### DO THIS
Check each line of the listing below for the string "drawn", and copy the ones that have it.

╭─ DATASET ENTRIES

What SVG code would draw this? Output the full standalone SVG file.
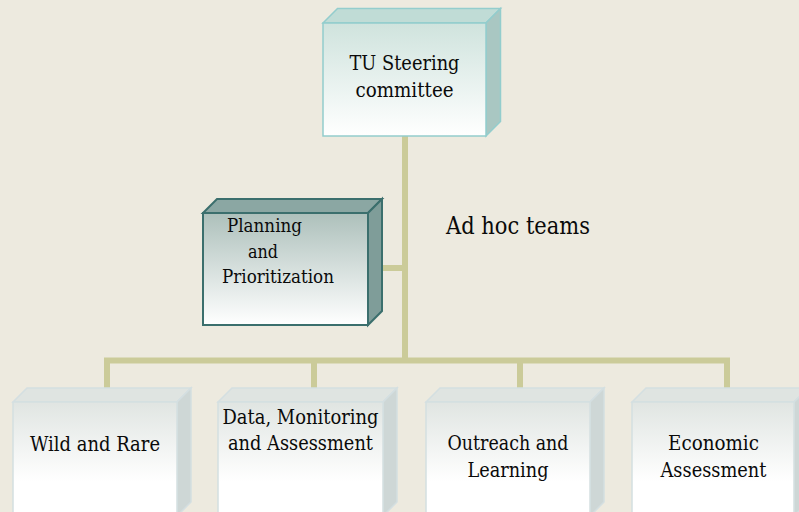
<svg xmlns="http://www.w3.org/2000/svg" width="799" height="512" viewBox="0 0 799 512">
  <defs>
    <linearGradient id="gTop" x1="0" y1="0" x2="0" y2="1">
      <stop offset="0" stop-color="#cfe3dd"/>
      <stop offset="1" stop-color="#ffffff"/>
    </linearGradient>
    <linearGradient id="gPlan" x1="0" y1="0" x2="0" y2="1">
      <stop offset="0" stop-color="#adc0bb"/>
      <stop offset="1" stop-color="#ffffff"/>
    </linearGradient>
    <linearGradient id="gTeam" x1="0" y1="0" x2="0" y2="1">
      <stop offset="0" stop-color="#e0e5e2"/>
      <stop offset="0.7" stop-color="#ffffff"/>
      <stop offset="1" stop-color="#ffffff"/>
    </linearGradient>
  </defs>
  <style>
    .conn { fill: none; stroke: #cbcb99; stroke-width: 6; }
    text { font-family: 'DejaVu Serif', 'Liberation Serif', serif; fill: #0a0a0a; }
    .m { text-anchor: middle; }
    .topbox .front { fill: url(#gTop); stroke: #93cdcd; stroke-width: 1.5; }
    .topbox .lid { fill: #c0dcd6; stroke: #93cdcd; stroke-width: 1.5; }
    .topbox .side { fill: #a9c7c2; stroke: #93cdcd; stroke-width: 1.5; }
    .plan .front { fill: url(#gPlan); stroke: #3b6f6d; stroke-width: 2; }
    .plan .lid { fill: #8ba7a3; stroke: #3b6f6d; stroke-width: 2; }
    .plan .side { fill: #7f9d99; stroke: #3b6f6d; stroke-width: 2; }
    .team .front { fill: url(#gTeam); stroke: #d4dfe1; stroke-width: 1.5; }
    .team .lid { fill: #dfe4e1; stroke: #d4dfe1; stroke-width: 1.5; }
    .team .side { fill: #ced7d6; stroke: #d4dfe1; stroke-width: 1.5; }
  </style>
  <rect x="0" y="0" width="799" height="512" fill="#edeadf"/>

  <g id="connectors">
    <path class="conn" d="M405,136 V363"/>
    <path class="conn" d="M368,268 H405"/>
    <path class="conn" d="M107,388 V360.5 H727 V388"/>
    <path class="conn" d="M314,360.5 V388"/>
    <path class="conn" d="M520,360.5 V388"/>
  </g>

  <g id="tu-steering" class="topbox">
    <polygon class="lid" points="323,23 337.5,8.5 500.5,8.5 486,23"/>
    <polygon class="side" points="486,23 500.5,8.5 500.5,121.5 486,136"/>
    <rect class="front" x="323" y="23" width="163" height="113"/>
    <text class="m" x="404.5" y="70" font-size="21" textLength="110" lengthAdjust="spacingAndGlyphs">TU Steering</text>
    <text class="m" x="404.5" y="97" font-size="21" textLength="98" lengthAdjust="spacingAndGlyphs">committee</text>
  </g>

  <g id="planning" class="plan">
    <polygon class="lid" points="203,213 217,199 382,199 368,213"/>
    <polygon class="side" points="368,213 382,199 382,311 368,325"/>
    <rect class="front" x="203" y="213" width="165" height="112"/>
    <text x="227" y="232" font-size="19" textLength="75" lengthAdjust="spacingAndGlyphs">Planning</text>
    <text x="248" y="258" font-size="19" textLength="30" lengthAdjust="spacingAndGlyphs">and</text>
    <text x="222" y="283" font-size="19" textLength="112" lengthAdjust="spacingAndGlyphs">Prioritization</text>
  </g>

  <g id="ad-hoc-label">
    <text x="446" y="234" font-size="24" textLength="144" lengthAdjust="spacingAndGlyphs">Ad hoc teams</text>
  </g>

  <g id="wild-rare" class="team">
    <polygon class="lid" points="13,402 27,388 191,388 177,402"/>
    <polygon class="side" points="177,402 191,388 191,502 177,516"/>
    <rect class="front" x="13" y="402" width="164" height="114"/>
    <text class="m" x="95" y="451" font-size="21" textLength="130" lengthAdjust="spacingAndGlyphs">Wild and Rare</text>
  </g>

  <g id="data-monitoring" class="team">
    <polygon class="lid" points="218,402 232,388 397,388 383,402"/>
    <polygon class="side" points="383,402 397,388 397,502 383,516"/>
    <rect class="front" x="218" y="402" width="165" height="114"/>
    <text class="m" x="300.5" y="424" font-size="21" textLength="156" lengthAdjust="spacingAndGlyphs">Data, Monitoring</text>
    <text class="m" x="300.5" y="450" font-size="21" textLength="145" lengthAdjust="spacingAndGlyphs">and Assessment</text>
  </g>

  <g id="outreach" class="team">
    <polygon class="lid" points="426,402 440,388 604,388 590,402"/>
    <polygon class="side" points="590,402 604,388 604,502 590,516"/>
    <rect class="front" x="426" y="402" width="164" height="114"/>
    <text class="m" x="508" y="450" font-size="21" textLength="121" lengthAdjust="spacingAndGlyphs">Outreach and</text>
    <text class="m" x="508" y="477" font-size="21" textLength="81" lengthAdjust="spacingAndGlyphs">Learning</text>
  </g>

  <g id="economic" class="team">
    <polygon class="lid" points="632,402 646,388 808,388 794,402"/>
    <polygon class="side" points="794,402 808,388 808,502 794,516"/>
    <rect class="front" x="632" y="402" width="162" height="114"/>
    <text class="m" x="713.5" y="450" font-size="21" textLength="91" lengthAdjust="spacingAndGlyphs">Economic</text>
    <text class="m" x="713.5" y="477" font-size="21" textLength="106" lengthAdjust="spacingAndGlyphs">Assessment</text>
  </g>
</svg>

╰─
╭─ DATASET ENTRIES

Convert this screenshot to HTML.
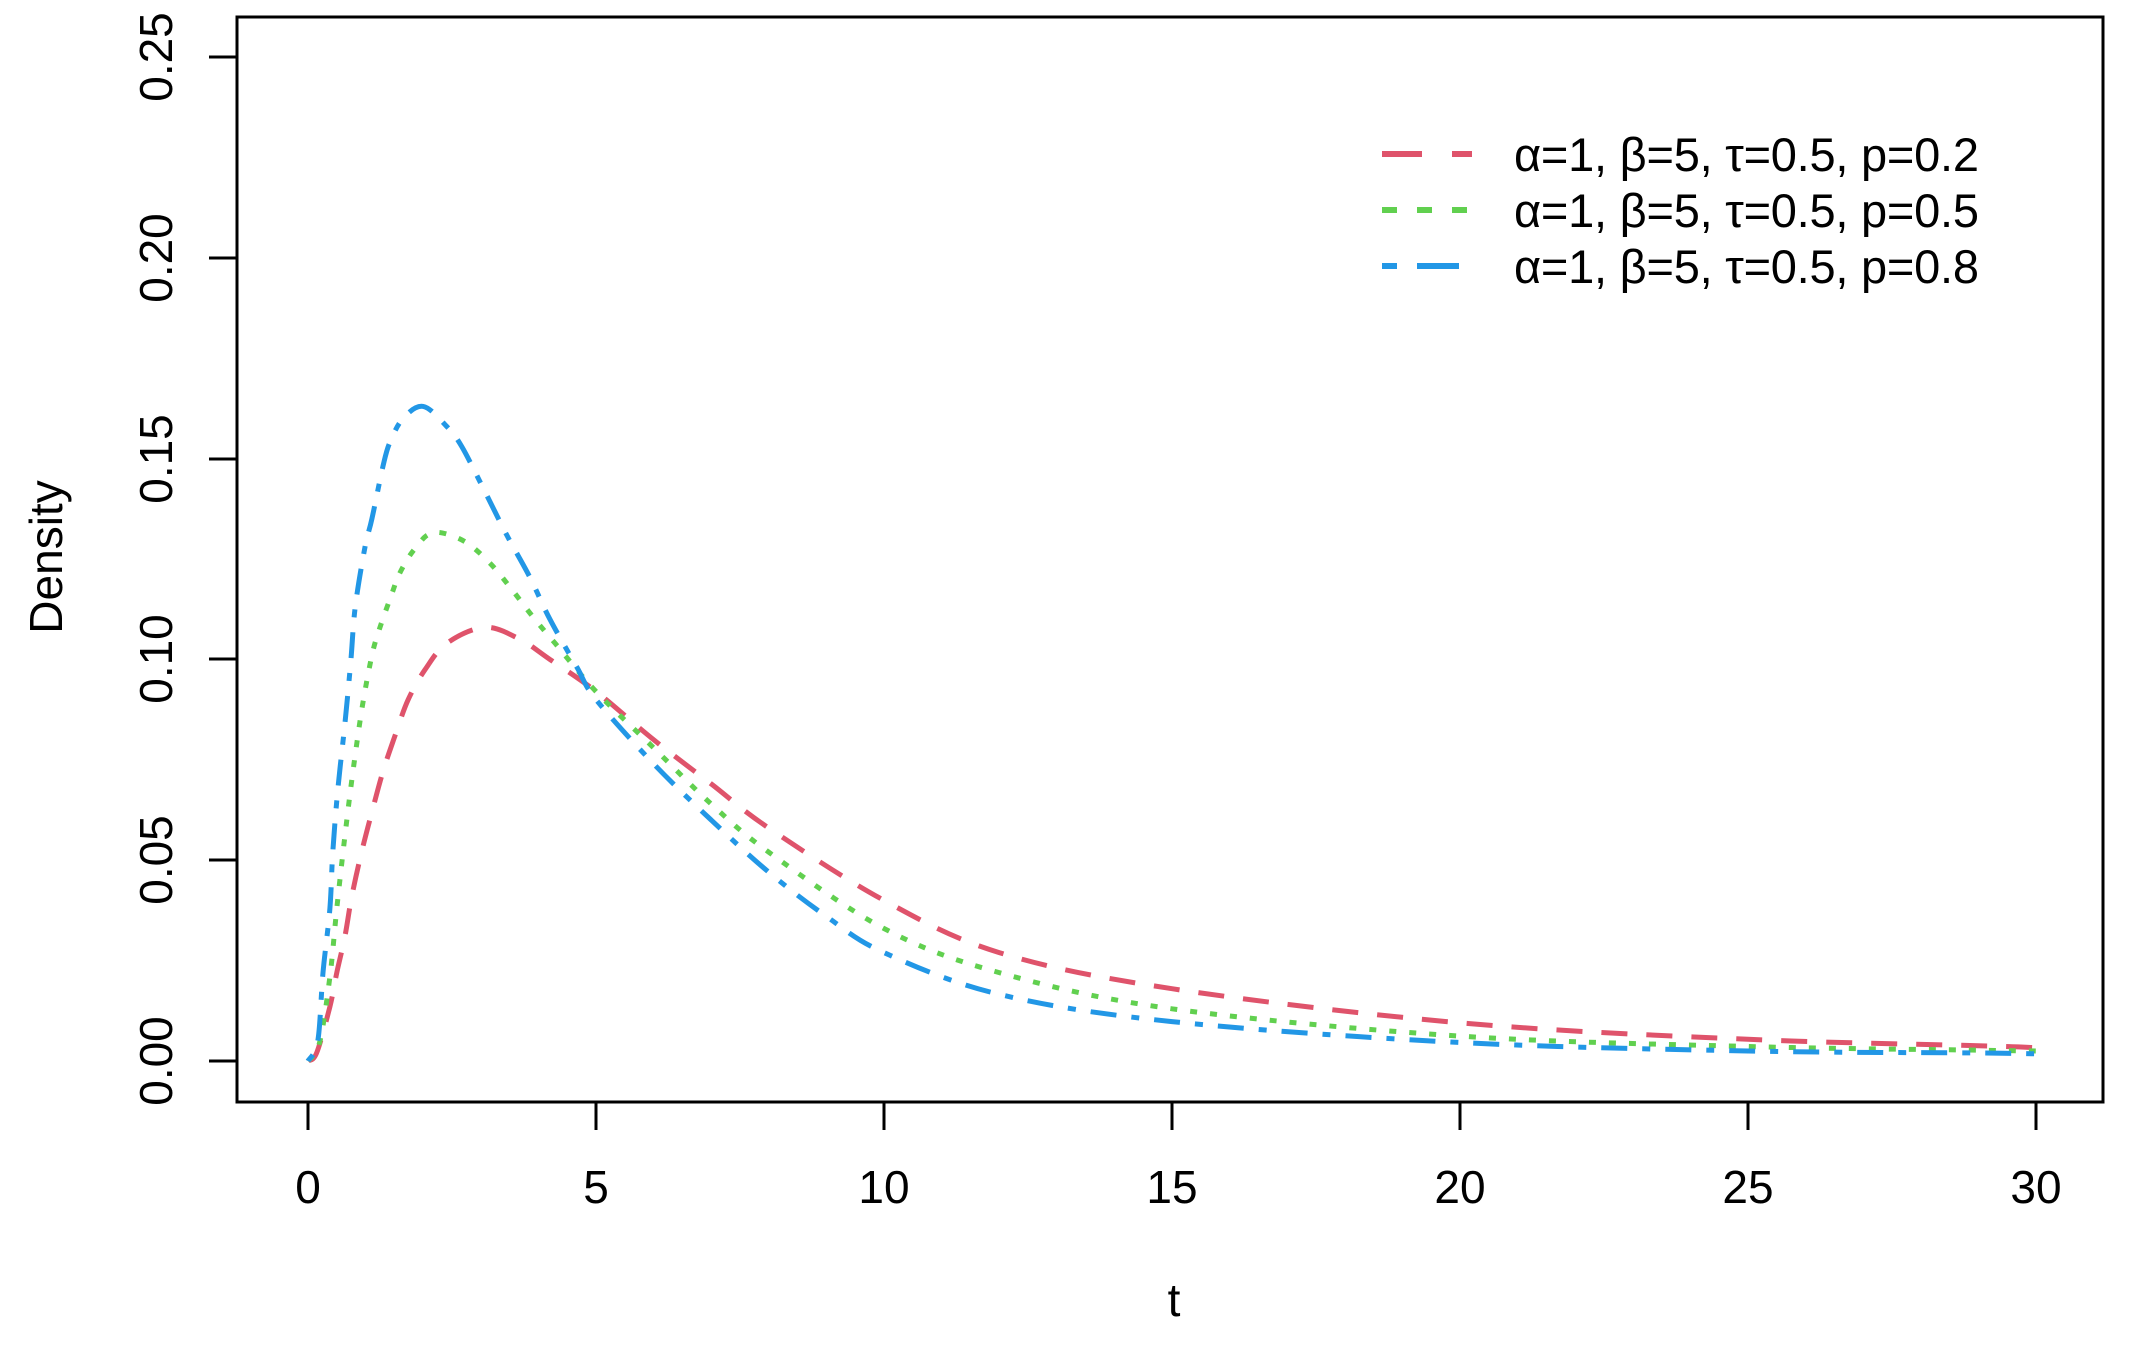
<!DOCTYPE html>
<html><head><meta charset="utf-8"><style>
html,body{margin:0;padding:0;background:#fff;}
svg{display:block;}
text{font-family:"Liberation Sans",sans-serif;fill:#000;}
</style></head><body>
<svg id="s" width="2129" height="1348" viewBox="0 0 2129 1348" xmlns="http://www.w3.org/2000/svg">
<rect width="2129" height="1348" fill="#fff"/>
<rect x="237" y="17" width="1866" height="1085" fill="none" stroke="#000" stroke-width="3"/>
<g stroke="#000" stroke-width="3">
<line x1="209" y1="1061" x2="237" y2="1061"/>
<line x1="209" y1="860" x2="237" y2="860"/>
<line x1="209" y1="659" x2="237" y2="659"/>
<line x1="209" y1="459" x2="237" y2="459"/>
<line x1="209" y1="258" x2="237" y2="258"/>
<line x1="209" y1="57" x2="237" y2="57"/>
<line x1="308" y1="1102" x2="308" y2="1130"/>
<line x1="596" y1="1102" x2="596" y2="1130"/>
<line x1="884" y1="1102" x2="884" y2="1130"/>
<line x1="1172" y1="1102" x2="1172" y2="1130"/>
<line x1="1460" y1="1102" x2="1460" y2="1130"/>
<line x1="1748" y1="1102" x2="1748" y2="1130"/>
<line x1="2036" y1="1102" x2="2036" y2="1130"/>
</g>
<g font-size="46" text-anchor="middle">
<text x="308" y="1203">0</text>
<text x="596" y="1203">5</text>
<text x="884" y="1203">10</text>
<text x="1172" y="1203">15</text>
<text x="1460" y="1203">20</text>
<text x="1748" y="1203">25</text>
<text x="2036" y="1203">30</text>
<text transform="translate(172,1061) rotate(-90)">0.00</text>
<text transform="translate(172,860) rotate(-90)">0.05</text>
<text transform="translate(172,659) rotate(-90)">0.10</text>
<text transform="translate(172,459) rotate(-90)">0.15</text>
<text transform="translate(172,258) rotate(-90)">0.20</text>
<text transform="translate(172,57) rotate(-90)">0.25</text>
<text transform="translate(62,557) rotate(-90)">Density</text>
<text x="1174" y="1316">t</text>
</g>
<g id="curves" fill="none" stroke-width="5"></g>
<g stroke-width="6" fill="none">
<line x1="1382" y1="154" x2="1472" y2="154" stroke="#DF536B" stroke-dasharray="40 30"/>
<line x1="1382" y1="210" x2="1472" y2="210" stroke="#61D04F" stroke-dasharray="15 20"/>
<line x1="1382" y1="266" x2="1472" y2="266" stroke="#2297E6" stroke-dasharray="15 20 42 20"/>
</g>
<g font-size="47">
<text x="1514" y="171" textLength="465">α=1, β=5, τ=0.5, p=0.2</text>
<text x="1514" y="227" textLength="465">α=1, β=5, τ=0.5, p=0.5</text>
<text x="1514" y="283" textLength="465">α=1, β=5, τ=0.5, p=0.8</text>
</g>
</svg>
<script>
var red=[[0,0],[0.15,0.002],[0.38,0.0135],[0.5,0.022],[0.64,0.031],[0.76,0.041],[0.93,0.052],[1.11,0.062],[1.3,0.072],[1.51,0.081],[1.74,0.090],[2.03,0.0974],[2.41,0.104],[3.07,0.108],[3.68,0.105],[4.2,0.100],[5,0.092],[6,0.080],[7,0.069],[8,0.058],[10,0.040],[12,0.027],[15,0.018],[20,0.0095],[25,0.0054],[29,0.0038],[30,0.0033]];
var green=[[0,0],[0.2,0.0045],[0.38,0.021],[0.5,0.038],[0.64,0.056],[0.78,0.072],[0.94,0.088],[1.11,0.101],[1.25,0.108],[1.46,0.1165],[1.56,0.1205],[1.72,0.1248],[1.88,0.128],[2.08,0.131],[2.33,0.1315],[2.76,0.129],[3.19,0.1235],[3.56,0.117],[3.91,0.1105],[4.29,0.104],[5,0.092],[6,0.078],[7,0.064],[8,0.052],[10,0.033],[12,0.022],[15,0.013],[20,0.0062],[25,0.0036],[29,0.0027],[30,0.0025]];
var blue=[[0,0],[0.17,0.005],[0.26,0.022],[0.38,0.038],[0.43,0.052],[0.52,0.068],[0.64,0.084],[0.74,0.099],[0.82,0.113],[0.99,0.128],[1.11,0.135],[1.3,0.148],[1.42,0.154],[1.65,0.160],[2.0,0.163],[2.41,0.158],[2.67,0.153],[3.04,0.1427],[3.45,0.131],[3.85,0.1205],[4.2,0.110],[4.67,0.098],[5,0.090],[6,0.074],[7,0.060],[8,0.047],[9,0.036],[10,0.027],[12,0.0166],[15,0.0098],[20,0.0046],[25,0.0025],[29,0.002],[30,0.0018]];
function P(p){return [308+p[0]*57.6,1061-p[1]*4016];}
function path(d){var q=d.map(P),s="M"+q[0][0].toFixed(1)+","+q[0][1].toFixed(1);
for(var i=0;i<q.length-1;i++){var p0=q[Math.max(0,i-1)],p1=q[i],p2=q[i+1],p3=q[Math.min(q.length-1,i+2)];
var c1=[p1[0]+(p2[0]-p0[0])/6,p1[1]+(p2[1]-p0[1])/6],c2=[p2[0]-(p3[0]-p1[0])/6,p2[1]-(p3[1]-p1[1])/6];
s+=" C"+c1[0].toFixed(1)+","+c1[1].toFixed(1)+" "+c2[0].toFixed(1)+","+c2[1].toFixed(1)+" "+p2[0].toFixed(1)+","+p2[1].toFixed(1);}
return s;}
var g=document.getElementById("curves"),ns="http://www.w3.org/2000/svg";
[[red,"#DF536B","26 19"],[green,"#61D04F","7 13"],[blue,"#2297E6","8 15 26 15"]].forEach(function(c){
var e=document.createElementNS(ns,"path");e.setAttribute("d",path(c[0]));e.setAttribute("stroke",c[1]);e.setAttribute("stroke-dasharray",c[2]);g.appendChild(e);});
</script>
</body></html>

╰─
╭─ DATASET ENTRIES

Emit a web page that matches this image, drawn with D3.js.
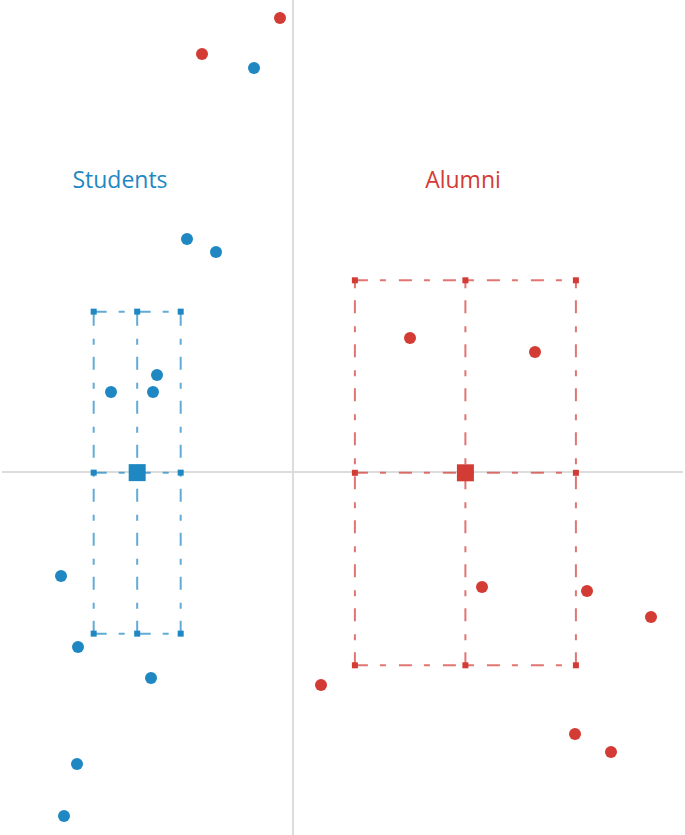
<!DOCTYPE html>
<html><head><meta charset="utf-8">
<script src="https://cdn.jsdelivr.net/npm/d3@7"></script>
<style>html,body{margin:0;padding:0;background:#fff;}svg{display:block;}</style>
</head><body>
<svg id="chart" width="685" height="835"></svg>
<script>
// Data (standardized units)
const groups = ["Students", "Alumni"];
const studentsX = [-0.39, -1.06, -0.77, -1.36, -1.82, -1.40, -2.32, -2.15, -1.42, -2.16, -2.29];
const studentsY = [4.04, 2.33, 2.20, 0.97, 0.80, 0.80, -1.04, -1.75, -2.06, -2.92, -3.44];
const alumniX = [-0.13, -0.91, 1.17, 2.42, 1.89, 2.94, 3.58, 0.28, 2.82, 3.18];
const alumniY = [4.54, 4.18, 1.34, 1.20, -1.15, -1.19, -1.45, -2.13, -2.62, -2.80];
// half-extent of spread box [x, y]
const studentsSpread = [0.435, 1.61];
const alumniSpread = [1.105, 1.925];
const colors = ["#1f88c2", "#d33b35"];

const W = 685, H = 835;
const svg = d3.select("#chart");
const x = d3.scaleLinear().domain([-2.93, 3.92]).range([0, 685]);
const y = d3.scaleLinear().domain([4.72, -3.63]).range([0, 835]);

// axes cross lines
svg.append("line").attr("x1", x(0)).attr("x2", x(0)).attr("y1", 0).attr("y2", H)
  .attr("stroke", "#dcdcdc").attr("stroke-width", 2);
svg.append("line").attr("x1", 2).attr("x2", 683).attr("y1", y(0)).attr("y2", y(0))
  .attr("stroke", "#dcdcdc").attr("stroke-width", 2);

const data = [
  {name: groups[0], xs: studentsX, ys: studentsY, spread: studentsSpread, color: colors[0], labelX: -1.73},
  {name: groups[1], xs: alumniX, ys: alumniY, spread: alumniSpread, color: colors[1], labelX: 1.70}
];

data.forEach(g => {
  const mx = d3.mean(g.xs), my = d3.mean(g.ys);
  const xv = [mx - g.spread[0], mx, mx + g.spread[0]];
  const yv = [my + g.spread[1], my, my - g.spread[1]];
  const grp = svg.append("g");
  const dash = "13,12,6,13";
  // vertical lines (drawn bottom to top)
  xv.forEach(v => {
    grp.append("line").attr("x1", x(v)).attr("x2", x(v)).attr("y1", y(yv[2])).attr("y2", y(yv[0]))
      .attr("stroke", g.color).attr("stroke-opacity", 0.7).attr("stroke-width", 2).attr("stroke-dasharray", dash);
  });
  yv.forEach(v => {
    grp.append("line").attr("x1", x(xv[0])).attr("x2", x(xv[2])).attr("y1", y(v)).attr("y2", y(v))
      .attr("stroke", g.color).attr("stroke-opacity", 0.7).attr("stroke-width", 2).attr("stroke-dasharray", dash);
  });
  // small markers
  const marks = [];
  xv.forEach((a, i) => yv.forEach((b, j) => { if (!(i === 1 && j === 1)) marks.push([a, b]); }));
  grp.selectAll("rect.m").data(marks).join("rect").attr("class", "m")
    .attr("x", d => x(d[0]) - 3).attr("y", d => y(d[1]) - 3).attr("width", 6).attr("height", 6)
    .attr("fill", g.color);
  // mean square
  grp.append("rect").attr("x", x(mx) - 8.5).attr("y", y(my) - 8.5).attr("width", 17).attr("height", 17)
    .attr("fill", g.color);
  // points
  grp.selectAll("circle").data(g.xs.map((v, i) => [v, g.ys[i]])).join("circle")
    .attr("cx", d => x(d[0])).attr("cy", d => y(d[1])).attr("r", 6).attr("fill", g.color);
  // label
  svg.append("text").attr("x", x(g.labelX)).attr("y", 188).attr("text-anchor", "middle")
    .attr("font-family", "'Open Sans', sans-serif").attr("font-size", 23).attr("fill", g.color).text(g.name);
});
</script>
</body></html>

╰─

### REPLY TO THE EXERCISE
Emit a web page that matches this image, drawn with D3.js.
  // vertical lines (drawn bottom to top)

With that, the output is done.